09-10-2009, 02:27 PM
I think the hardest thing to do when you approach your own work is learning to be objective. When we become emotionally attached to a session because it's one of our own children or it was an extremely difficult one as in your case we tend to look beyond some of the obvious things.
Dennis Craft gave me some great advice years ago. If you want the judges to understand something particular about a print then put a sticky note on the front of the print for the judges to see. Of course you know you can't do that. If you know Dennis you know his sense of humor and sarcasm.
Bottom line...get people to look at your work before all the expense of a competition print. My wife is great at helping me with this and can be much more objective than me.
You probably have heard this before but another trick if you're worried about where you're eye is going to go in the print. Turn the print upside down and look at it. What is the first thing your eye focuses on?
If it's not the focus point of the print then you have some problems. Like in this case. If your turned this print upside down your eye will go to the point of greatest contrast or brightness which is not going to be the little girls face.
However...this is a real saleable print. So, go collect those green merits and be happy that you got something this nice out of a very difficult session.
09-10-2009, 06:27 PM
Joe, I LOVE the note idea! Problem is, mine would be covered with the notes, couldn't see the image!!!

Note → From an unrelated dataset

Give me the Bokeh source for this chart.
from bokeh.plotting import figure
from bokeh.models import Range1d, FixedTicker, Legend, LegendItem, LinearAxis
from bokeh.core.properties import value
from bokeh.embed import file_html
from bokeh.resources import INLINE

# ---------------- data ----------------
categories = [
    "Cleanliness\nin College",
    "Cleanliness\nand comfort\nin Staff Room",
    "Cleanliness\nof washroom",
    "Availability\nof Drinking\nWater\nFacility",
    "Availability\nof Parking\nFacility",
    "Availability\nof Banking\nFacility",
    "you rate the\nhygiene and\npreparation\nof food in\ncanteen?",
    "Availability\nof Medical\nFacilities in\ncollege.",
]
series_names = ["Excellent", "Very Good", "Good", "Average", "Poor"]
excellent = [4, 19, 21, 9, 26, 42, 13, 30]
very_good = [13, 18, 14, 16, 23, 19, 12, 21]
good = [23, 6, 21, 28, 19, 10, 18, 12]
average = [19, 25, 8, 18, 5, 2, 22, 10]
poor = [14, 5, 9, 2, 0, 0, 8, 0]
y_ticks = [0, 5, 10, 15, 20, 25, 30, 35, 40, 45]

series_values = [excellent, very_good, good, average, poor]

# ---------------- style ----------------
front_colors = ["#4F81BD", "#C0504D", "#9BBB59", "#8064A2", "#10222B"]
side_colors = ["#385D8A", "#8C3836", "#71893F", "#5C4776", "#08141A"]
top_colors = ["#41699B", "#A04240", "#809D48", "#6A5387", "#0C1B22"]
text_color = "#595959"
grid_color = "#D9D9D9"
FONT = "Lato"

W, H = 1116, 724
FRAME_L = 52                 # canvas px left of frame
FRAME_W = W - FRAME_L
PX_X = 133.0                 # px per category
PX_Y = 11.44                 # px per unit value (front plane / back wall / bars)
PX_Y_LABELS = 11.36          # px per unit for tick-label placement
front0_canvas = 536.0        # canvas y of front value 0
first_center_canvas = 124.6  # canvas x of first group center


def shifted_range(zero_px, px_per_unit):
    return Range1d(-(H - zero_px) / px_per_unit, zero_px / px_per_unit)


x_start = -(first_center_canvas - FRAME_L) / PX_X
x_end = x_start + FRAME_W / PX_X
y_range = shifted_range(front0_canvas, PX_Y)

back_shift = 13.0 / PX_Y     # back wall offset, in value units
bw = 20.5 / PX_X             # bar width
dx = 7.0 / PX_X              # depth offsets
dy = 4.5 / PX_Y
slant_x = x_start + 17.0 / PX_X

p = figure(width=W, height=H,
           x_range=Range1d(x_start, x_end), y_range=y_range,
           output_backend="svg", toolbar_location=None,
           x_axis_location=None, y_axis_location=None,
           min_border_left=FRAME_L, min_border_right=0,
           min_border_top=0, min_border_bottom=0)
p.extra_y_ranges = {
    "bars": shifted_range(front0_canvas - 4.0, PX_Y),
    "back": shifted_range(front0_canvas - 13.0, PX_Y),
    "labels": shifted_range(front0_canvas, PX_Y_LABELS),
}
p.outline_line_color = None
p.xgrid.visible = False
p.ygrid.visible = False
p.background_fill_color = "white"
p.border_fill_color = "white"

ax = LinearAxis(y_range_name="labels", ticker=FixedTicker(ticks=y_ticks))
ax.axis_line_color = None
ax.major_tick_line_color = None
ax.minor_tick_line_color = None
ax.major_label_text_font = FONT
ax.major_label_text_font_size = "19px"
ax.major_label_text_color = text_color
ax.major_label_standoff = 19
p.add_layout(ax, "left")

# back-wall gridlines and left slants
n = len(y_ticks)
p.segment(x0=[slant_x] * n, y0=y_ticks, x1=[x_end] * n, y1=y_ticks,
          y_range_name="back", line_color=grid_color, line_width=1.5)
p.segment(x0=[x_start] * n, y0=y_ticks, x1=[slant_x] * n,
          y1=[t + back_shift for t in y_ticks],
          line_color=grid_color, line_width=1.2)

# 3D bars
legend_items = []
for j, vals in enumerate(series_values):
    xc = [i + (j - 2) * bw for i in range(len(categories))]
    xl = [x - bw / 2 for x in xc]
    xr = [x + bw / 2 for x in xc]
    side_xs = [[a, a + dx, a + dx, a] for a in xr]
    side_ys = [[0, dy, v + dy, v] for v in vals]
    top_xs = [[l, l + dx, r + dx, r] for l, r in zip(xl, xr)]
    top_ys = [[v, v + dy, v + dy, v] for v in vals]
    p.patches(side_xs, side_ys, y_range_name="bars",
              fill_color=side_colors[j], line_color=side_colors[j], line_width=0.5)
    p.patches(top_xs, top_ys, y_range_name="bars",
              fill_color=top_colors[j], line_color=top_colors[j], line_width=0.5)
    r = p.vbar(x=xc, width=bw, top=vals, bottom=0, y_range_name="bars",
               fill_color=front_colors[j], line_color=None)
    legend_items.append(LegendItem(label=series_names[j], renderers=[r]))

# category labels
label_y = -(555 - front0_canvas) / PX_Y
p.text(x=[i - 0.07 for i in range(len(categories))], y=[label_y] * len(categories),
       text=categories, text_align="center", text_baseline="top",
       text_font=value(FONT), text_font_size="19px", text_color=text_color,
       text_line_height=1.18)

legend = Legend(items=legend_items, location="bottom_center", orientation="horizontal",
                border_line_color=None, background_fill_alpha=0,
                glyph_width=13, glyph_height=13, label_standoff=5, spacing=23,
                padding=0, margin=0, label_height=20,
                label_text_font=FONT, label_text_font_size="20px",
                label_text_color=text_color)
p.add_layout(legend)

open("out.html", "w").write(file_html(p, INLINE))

I have several merits under my belt but have not entered portraits...it's a new venture for me. I think I want to work on this idea, possibly with a different little girl...one more cooperative! :)
09-10-2009, 11:19 PM
Good for you that you are making the jump to entering portraits. I have entered essentially all client work in the last couple of competitions, and not done well. I've been the King of the 78s. LOL. Hopefully this weekend (PPANE) will be an improvement over the last couple of comps. I applaud you for this. It's a different level of difficulty, IMO.
09-11-2009, 03:42 AM
Thank you Mark, that means a lot. My first goal was to get my masters but I found I wanted to learn. It taught tons, honest. My photography skills really jumped and the type of photography that I had done at that time--journalism, travel, scenic--benefitted immensely.
I now am immersed in portrait photography and wish to learn the most I can so again, I'm looking at competition to teach me. :) Scary times but what's life if it's too safe?
09-11-2009, 02:19 PM
When I first joined my state association I was working as an in house commercial photographer. Pretty spooky place. Involved in all kinds of electronic warfare. Their claim to fame was that they designed and sold the watergate bugging devices.

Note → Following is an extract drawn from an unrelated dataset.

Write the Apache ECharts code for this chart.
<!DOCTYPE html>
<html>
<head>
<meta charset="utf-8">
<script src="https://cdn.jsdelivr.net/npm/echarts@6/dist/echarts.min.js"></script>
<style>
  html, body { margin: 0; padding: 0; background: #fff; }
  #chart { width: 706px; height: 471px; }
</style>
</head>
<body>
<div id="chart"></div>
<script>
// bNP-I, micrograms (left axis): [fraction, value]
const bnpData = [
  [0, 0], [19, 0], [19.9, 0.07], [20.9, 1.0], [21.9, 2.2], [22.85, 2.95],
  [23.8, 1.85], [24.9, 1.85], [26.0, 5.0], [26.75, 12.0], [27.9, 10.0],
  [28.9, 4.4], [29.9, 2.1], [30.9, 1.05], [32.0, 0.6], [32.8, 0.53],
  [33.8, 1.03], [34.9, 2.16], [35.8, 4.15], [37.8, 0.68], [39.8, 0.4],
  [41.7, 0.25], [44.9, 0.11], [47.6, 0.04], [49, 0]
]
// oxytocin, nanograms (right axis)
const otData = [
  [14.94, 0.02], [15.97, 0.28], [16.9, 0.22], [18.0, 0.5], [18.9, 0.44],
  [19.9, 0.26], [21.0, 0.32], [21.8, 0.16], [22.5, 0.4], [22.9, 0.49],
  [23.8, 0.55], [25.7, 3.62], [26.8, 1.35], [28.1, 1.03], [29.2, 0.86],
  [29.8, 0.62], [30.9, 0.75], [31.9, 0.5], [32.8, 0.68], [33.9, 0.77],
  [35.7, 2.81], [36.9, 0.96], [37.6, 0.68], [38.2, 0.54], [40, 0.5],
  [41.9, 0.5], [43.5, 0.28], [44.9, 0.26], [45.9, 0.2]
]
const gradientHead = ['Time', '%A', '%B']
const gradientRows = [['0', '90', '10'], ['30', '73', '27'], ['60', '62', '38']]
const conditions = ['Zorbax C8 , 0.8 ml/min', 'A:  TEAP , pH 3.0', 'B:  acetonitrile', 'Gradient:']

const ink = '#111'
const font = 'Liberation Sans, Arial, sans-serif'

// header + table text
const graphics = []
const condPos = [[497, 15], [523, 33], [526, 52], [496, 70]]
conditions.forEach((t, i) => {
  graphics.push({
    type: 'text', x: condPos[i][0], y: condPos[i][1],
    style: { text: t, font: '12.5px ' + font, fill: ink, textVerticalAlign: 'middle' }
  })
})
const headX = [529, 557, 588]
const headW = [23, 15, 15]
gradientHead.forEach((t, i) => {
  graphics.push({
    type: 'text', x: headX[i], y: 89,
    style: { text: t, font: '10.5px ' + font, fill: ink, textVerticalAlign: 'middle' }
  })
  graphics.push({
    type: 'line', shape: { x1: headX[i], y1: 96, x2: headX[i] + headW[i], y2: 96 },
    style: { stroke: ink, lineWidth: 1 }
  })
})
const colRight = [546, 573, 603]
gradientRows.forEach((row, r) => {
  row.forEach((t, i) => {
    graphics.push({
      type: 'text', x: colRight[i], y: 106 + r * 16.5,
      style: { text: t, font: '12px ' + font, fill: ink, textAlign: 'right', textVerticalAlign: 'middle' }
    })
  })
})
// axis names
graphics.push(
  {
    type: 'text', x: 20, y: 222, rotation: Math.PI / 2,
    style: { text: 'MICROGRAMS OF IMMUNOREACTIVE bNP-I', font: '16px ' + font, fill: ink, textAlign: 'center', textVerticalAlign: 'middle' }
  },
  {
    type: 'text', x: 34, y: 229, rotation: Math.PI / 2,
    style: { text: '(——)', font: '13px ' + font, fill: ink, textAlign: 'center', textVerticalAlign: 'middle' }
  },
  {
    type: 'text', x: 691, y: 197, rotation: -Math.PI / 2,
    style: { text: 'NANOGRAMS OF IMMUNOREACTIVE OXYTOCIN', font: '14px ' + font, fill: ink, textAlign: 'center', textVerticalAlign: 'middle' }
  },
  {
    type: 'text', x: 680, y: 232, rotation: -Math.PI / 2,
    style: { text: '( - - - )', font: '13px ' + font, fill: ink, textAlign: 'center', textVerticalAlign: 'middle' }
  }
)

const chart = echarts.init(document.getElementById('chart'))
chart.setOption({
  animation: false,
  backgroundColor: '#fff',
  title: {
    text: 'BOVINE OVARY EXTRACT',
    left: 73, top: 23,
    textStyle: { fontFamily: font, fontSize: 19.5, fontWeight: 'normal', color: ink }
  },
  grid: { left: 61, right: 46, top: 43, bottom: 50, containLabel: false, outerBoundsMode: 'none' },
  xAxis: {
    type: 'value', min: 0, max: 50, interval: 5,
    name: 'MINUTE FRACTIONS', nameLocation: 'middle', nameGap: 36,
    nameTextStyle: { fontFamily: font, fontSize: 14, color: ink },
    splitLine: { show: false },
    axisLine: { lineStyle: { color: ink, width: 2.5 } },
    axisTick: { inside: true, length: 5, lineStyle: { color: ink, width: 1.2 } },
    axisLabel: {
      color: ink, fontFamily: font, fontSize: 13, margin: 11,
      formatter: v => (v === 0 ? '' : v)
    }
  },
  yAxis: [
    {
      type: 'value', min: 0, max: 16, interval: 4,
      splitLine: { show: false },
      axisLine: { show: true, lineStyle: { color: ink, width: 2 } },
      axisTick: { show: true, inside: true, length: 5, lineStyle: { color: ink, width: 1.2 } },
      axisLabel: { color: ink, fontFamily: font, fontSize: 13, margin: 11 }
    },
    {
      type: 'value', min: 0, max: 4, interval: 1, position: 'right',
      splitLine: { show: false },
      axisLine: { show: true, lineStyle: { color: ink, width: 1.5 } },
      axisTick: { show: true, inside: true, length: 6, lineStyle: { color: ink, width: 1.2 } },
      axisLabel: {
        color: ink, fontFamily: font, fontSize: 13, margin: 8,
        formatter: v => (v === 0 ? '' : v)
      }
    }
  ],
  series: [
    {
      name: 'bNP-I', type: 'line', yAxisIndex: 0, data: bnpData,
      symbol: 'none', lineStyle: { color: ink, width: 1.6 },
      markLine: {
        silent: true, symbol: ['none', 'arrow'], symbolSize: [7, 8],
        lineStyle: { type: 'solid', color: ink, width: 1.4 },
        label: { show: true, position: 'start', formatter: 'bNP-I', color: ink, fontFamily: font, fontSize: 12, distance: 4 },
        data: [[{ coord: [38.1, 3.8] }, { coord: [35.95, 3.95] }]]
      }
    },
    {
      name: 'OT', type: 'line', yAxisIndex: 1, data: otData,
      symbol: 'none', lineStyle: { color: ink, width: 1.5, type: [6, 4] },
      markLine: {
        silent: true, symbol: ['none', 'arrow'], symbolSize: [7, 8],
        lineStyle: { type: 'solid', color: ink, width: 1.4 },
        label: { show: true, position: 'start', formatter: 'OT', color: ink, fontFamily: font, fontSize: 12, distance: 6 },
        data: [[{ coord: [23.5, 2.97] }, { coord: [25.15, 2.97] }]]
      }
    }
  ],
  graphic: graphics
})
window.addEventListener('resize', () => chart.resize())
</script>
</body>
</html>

Anyway...I sat on the sidelines and watched print competition for a year before I entered trying to understand the process. At that time all I wanted was to become a better portrait photographer. Got my Master's on the basis of my portraits. Since then I have discovered my new love for wildlife and nature photography.
I guess the rest is kind of old news. The point is that for me I used competition to always push myself to discover new interests and to refine my portrait techniques.
09-11-2009, 02:33 PM
I do beleive those that don't know what competition offers them either haven't entered or are not understanding the critiques being given. It's not about style or trends, it's about lighting and honestly, basics-one of the things that some wish to skip.
09-11-2009, 03:24 PM
How true...I don't think a lot of people have the patience for the learning curve. Instead of learning the key elements of lighting and posing they want instant success and to be able to fix everything with Photoshop.
Photoshop is a great tool but should be used to enhance and not merely as a fix it all for basic mistakes.
09-11-2009, 04:52 PM
With entering client work, the local + state competitions have become more important for me. I managed to do well last year on all client work (at nationals). At local and state though, I was pushing my comfort level by entering client work submissions as well. It definitely takes some time to get in the swing of using client images for print competition. But it certainly makes you improve the quality of your client work.
09-11-2009, 06:25 PM
or are not understanding the critiques being given. .
I am finding this to be true more and more. Makers are misinterpeting the comments/critiques. Just last night I spent about an hour on the phone with a photographer who was frustrated about the comments her prints had recieved during challenges. For example she had a little boy sitting on a red wood box in the middle of a all green outdoor background. The judges said the red box didn't work. It kinda upset her because she comes from an art background and knew that red and green were complimentary colors. So she thought the judges didn't know what they were talking about. Once I pointed out to her that yes - red was compliemtary to green but by making the red what the boy was sitting on the box became the center of attention. If she had the boy sitting on a green box in a green environment and wearing a red shirt, that contrast of colors would have worked in her favor and drawn attention to the boy instead of the box. the nexct comment was the garden background was too busy. Her thought was it was supposed to be about the boy being in a garden - so if she cropped out all the background, you lost the idea of where he was. I told her it wasn't about getting rid of the background - by busy what they meant was too contrasty. There was too much difference from the lighter green areas to the darker green areas. So it looked busy and once again pulled attention away from the boy.
Her interpetations of the comments she received were entirely reasonable - but compeltely wrong. I don't know how to change this problem without making print compoetitions last weeks instead of days so the comments can be more explicit and that's not a reasonable idea - too expensive. So I encouraged her like I do everyone, to find a judge once the competition is over and pull them aside and ask why certain prints scored where they did.